Mujuru, too, was once tipped as a possible successor to Mugabe, but her fortunes have been in steep decline in recent months. Grace Mugabe, the president's wife, accused her of being "incompetent" and of misappropriating public funds. The state media reported that Mujuru and her allies were engaged in a plot to assassinate the president and she was stopped from contesting a seat on the central committee of ZANU-PF, the ruling party.
Mujuru vehemently rejects the allegations and speaks of "a well-orchestrated smear campaign." On the day before her dismissal, she released a detailed statement to the Zimbabwean media. She described the allegations that she was involved in a plot to kill Mugabe as ridiculous. "As a law abiding citizen of Zimbabwe, I abhor the very notion that an elected president or government of the day can be removed from office through wrongful or unlawful means," she said.
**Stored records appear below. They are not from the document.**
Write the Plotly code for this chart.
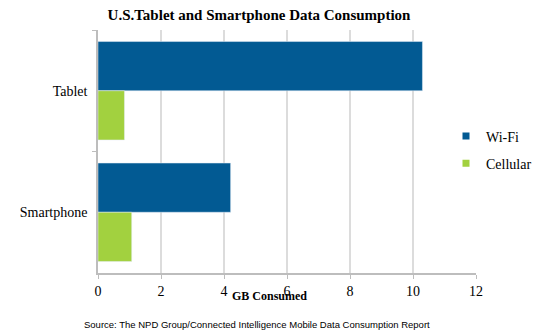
import plotly.graph_objects as go

categories = ["Tablet", "Smartphone"]
wifi = [10.3, 4.21]
cellular = [0.84, 1.07]
x_ticks = [0, 2, 4, 6, 8, 10, 12]
series_names = ["Wi-Fi", "Cellular"]
series_colors = ["#025A93", "#A2D13F"]

serif = "Liberation Serif, DejaVu Serif, serif"

fig = go.Figure()
for name, vals, col in zip(series_names, [wifi, cellular], series_colors):
    fig.add_trace(go.Bar(y=categories, x=vals, name=name, orientation="h",
                         marker=dict(color=col), showlegend=False))
# legend entries with small square symbols
for name, col in zip(series_names, series_colors):
    fig.add_trace(go.Scatter(x=[None], y=[None], mode="markers", name=name,
                             legendgroup=name,
                             marker=dict(symbol="square", size=7, color=col)))

fig.update_layout(
    width=557, height=336,
    margin=dict(l=98, r=81, t=30, b=63, autoexpand=False),
    paper_bgcolor="white", plot_bgcolor="white",
    barmode="group", bargap=0.19, bargroupgap=0,
    font=dict(family=serif, size=13, color="black"),
    title=dict(text="<b>U.S.Tablet and Smartphone Data Consumption</b>",
               x=259 / 557, xanchor="center", y=1 - 15 / 336, yanchor="middle",
               font=dict(family=serif, size=15, color="black")),
    legend=dict(xref="container", yref="container",
                x=446 / 557, xanchor="left", y=1 - 150 / 336, yanchor="middle",
                font=dict(family=serif, size=14), tracegroupgap=6,
                itemwidth=30, bgcolor="rgba(0,0,0,0)"),
    xaxis=dict(range=[0, 12], tickvals=x_ticks, showgrid=True,
               gridcolor="#DCDCDC", gridwidth=1.5, showline=True,
               linecolor="#BDBDBD", linewidth=1.5, ticks="outside",
               ticklen=4, tickcolor="#BDBDBD", zeroline=False,
               tickfont=dict(family=serif, size=14)),
    yaxis=dict(autorange="reversed", showline=True, linecolor="#BDBDBD",
               linewidth=1.5, ticks="outside", tickson="boundaries",
               ticklen=4, tickcolor="#BDBDBD", showgrid=False,
               ticklabelstandoff=6,
               tickfont=dict(family=serif, size=14)),
    annotations=[
        dict(text="<b>GB Consumed</b>", xref="paper", yref="paper",
             x=(269 - 98) / 378, y=-(296 - 273) / 243, xanchor="center",
             yanchor="middle", showarrow=False,
             font=dict(family=serif, size=12, color="black")),
        dict(text="Source: The NPD Group/Connected Intelligence Mobile Data Consumption Report",
             xref="paper", yref="paper", x=(257 - 98) / 378,
             y=-(324 - 273) / 243, xanchor="center", yanchor="middle",
             showarrow=False,
             font=dict(family="Liberation Sans, Arial, sans-serif", size=9.5,
                       color="black")),
    ],
)

fig.write_html("out.html")
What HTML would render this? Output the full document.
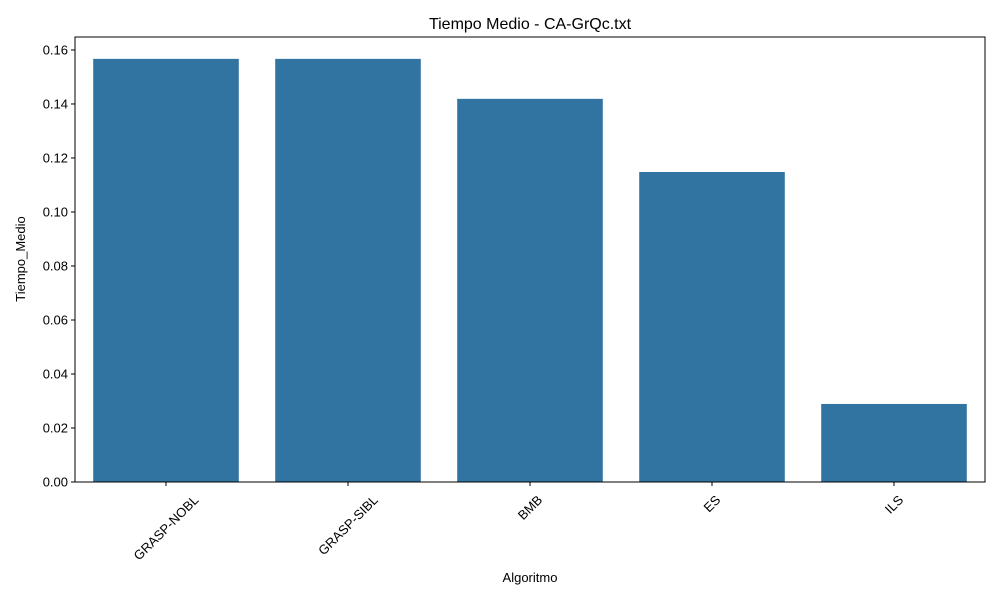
<!DOCTYPE html>
<html><head><meta charset="utf-8"><style>body{margin:0;background:#fff}svg{display:block;font-family:"Liberation Sans","DejaVu Sans",sans-serif}</style></head>
<body>
<svg id="chart" width="1000" height="600">
<rect width="1000" height="600" fill="#fff"/>
<text x="530" y="29" font-size="16" text-anchor="middle">Tiempo Medio - CA-GrQc.txt</text>
<g id="bars"></g><g id="yaxis"></g><g id="xaxis"></g>
<rect x="75" y="37" width="910" height="445" fill="none" stroke="#000" stroke-width="1"/>
<text x="530" y="582" font-size="13" text-anchor="middle">Algoritmo</text>
<text transform="translate(25,259) rotate(-90)" font-size="13" text-anchor="middle">Tiempo_Medio</text>
</svg>
<script>
const categories=["GRASP-NOBL","GRASP-SIBL","BMB","ES","ILS"];
const values=[0.1567,0.1567,0.1419,0.1148,0.0289];
const yTicks=[0,0.02,0.04,0.06,0.08,0.10,0.12,0.14,0.16];
const yTickLabels=["0.00","0.02","0.04","0.06","0.08","0.10","0.12","0.14","0.16"];
const NS="http://www.w3.org/2000/svg";
const L=75,R=985,T=37,B=482,YMAX=0.1648;
const y=v=>B-(v/YMAX)*(B-T);
const slot=(R-L)/categories.length;
const xc=i=>L+slot*(i+0.5);
function mk(t,a,p){const e=document.createElementNS(NS,t);for(const k in a)e.setAttribute(k,a[k]);p.appendChild(e);return e;}
const gb=document.getElementById('bars'),gy=document.getElementById('yaxis'),gx=document.getElementById('xaxis');
values.forEach((v,i)=>{const w=slot*0.8;
const r=mk('rect',{x:xc(i)-w/2,y:y(v),width:w,height:B-y(v),fill:'#3274a1'},gb);

});
yTicks.forEach((t,i)=>{const yy=y(t);
mk('line',{x1:L-4,x2:L,y1:yy,y2:yy,stroke:'#000'},gy);
const tx=mk('text',{x:L-7,y:yy+4.5,'font-size':13,'text-anchor':'end'},gy);tx.textContent=yTickLabels[i];

});
categories.forEach((c,i)=>{const x=xc(i);
mk('line',{x1:x,x2:x,y1:B,y2:B+4,stroke:'#000'},gx);
const tx=mk('text',{x:0,y:4.5,'font-size':13,'text-anchor':'middle'},gx);tx.textContent=c;


const w=tx.getComputedTextLength(),h=10;
const cy=494+(w+h)*0.3536;
tx.setAttribute('transform',`translate(${x},${cy}) rotate(-45)`);});
</script>
</body></html>
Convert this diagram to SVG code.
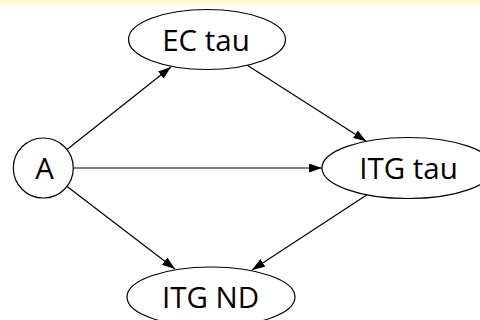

Mujuru also said she was "bewildered" by the allegations of incompetence as she had spent the last ten years working as vice president.
Deal over succession
Mnangagwa was tipped for the post of vice president back in 2004. But he faced accusations of plotting against Mugabe, similar to those now being hurled at Mujuru. As the years passed, Mnangagwa's star rose again and he returned to favor alongside Mujuru.
A rift has developed in ZANU-PF, splitting it between Mnangagwa's and Mujuru's respective supporters. Mugabe dismissed not only Mujuru, but also ministers loyal to her who were responsible for security, energy, and communications.
Wilf Mbanga, editor-in-chief of the newspaper The Zimbabwean, believes this does not augur well for ZANU-PF. "There was still the hope that Mugabe would not go to this extent, but would try to accoommodate that camp," he told DW. "I would not be surprised if she [Mujuru] was hauled before the courts and tried for all sorts of treason, corruption and so on," he added.
But Mnangagwa's future also harbors an element of doubt. ZANU-PF's candidate for presidency in 2018 is still Robert Mugabe. That was what the party congress decided last week. Whether - at the age of 95 - he will be a position to stand for election - is as yet unclear. But Musewe said Mugabe still has the power according to the constitution to nominate a successor for Zimbabwe who will not be elected. "So for all intents and purposes he could nominate Grace to succeed him and Mnangagwa stays a VP [vice president]. So there could have been a deal that Mnangagwa comes in now, but Grace must be elevated," he said.